-- Begin Data block --

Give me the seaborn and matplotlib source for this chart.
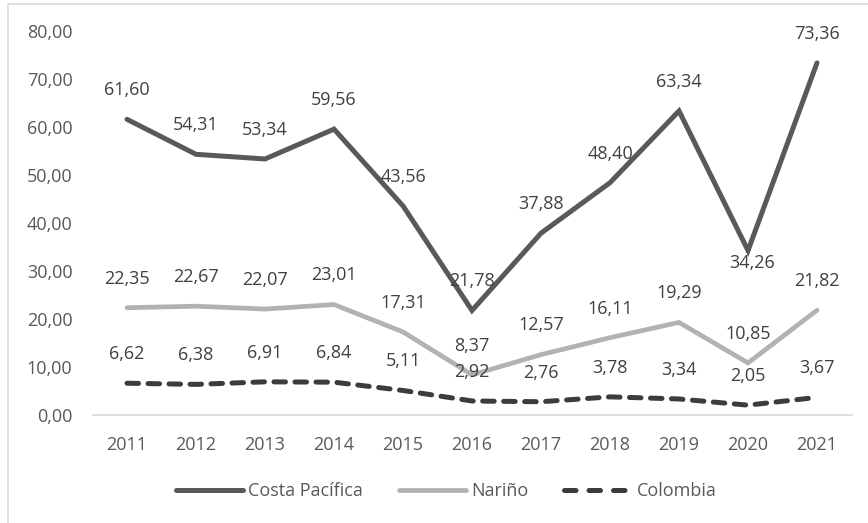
import matplotlib
matplotlib.use("Agg")
import matplotlib.pyplot as plt
import seaborn as sns
import pandas as pd
from matplotlib.lines import Line2D

years = [2011, 2012, 2013, 2014, 2015, 2016, 2017, 2018, 2019, 2020, 2021]
costa_pacifica = [61.60, 54.31, 53.34, 59.56, 43.56, 21.78, 37.88, 48.40, 63.34, 34.26, 73.36]
narino = [22.35, 22.67, 22.07, 23.01, 17.31, 8.37, 12.57, 16.11, 19.29, 10.85, 21.82]
colombia = [6.62, 6.38, 6.91, 6.84, 5.11, 2.92, 2.76, 3.78, 3.34, 2.05, 3.67]
series_names = ["Costa Pacífica", "Nariño", "Colombia"]
y_ticks = [0, 10, 20, 30, 40, 50, 60, 70, 80]

sns.set_theme(style="white")
plt.rcParams["font.family"] = ["Open Sans", "DejaVu Sans"]
FS = 13

fig = plt.figure(figsize=(8.68, 5.23), dpi=100)
ax = fig.add_axes([0.1066, 0.2065, 0.8744, 0.7342])

df = pd.DataFrame({"Año": years, series_names[0]: costa_pacifica,
                   series_names[1]: narino, series_names[2]: colombia})

styles = {
    "Costa Pacífica": dict(color="#595959", lw=3.6, dashes=None),
    "Nariño": dict(color="#b2b2b2", lw=3.4, dashes=None),
    "Colombia": dict(color="#3c3c3c", lw=3.6, dashes=(2.3, 1.9)),
}

for name in series_names:
    st = styles[name]
    sns.lineplot(data=df, x="Año", y=name, ax=ax, color=st["color"], lw=st["lw"],
                 legend=False)
    line = ax.lines[-1]
    line.set_solid_capstyle("round")
    line.set_solid_joinstyle("miter")
    if st["dashes"]:
        line.set_dashes(st["dashes"])
        line.set_dash_capstyle("round")

# data labels
special = {("Costa Pacífica", 2020): (3, -9)}
for name in series_names:
    for x, v in zip(df["Año"], df[name]):
        off = special.get((name, x), (0, 21))
        ax.annotate(f"{v:.2f}".replace(".", ","), (x, v), xytext=off,
                    textcoords="offset points", ha="center", va="center",
                    fontsize=FS, color="#404040")

ax.set_xlim(2010.5, 2021.5)
ax.set_ylim(0, 80)
ax.set_xticks(years)
ax.set_xticklabels([str(y) for y in years])
ax.set_yticks(y_ticks)
ax.set_yticklabels([f"{t:.2f}".replace(".", ",") for t in y_ticks])
ax.tick_params(axis="both", length=0, labelsize=FS, labelcolor="#595959")
ax.tick_params(axis="y", pad=14.5)
ax.tick_params(axis="x", pad=15)
ax.set_xlabel("")
ax.set_ylabel("")
for s in ["top", "right", "left"]:
    ax.spines[s].set_visible(False)
ax.spines["bottom"].set_color("#d9d9d9")
ax.spines["bottom"].set_linewidth(1.2)
ax.grid(False)

handles = []
for name in series_names:
    st = styles[name]
    h = Line2D([], [], color=st["color"], lw=st["lw"], solid_capstyle="round")
    if st["dashes"]:
        h.set_dashes((2.3, 2.6))
        h.set_dash_capstyle("round")
    handles.append(h)
fig.legend(handles, series_names, loc="center", bbox_to_anchor=(0.514, 0.061),
           ncol=3, frameon=False, fontsize=FS, handlelength=3.7,
           handletextpad=0.3, columnspacing=2.0, labelcolor="#595959")

# figure border (left and top)
fig.add_artist(Line2D([7.5 / 868, 7.5 / 868], [0, 1 - 3.5 / 523], transform=fig.transFigure,
                      color="#d9d9d9", lw=1.2))
fig.add_artist(Line2D([7.5 / 868, 1], [1 - 3.5 / 523, 1 - 3.5 / 523], transform=fig.transFigure,
                      color="#d9d9d9", lw=1.2))

fig.savefig("out.png", dpi=100)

-- End Data block --

Reproduce the data above in full, exactly as it is, with the pictures left out.

■ **Result**:
Give me the seaborn and matplotlib source for this chart.
import matplotlib
matplotlib.use("Agg")
import matplotlib.pyplot as plt
import seaborn as sns
import pandas as pd
from matplotlib.lines import Line2D

years = [2011, 2012, 2013, 2014, 2015, 2016, 2017, 2018, 2019, 2020, 2021]
costa_pacifica = [61.60, 54.31, 53.34, 59.56, 43.56, 21.78, 37.88, 48.40, 63.34, 34.26, 73.36]
narino = [22.35, 22.67, 22.07, 23.01, 17.31, 8.37, 12.57, 16.11, 19.29, 10.85, 21.82]
colombia = [6.62, 6.38, 6.91, 6.84, 5.11, 2.92, 2.76, 3.78, 3.34, 2.05, 3.67]
series_names = ["Costa Pacífica", "Nariño", "Colombia"]
y_ticks = [0, 10, 20, 30, 40, 50, 60, 70, 80]

sns.set_theme(style="white")
plt.rcParams["font.family"] = ["Open Sans", "DejaVu Sans"]
FS = 13

fig = plt.figure(figsize=(8.68, 5.23), dpi=100)
ax = fig.add_axes([0.1066, 0.2065, 0.8744, 0.7342])

df = pd.DataFrame({"Año": years, series_names[0]: costa_pacifica,
                   series_names[1]: narino, series_names[2]: colombia})

styles = {
    "Costa Pacífica": dict(color="#595959", lw=3.6, dashes=None),
    "Nariño": dict(color="#b2b2b2", lw=3.4, dashes=None),
    "Colombia": dict(color="#3c3c3c", lw=3.6, dashes=(2.3, 1.9)),
}

for name in series_names:
    st = styles[name]
    sns.lineplot(data=df, x="Año", y=name, ax=ax, color=st["color"], lw=st["lw"],
                 legend=False)
    line = ax.lines[-1]
    line.set_solid_capstyle("round")
    line.set_solid_joinstyle("miter")
    if st["dashes"]:
        line.set_dashes(st["dashes"])
        line.set_dash_capstyle("round")

# data labels
special = {("Costa Pacífica", 2020): (3, -9)}
for name in series_names:
    for x, v in zip(df["Año"], df[name]):
        off = special.get((name, x), (0, 21))
        ax.annotate(f"{v:.2f}".replace(".", ","), (x, v), xytext=off,
                    textcoords="offset points", ha="center", va="center",
                    fontsize=FS, color="#404040")

ax.set_xlim(2010.5, 2021.5)
ax.set_ylim(0, 80)
ax.set_xticks(years)
ax.set_xticklabels([str(y) for y in years])
ax.set_yticks(y_ticks)
ax.set_yticklabels([f"{t:.2f}".replace(".", ",") for t in y_ticks])
ax.tick_params(axis="both", length=0, labelsize=FS, labelcolor="#595959")
ax.tick_params(axis="y", pad=14.5)
ax.tick_params(axis="x", pad=15)
ax.set_xlabel("")
ax.set_ylabel("")
for s in ["top", "right", "left"]:
    ax.spines[s].set_visible(False)
ax.spines["bottom"].set_color("#d9d9d9")
ax.spines["bottom"].set_linewidth(1.2)
ax.grid(False)

handles = []
for name in series_names:
    st = styles[name]
    h = Line2D([], [], color=st["color"], lw=st["lw"], solid_capstyle="round")
    if st["dashes"]:
        h.set_dashes((2.3, 2.6))
        h.set_dash_capstyle("round")
    handles.append(h)
fig.legend(handles, series_names, loc="center", bbox_to_anchor=(0.514, 0.061),
           ncol=3, frameon=False, fontsize=FS, handlelength=3.7,
           handletextpad=0.3, columnspacing=2.0, labelcolor="#595959")

# figure border (left and top)
fig.add_artist(Line2D([7.5 / 868, 7.5 / 868], [0, 1 - 3.5 / 523], transform=fig.transFigure,
                      color="#d9d9d9", lw=1.2))
fig.add_artist(Line2D([7.5 / 868, 1], [1 - 3.5 / 523, 1 - 3.5 / 523], transform=fig.transFigure,
                      color="#d9d9d9", lw=1.2))

fig.savefig("out.png", dpi=100)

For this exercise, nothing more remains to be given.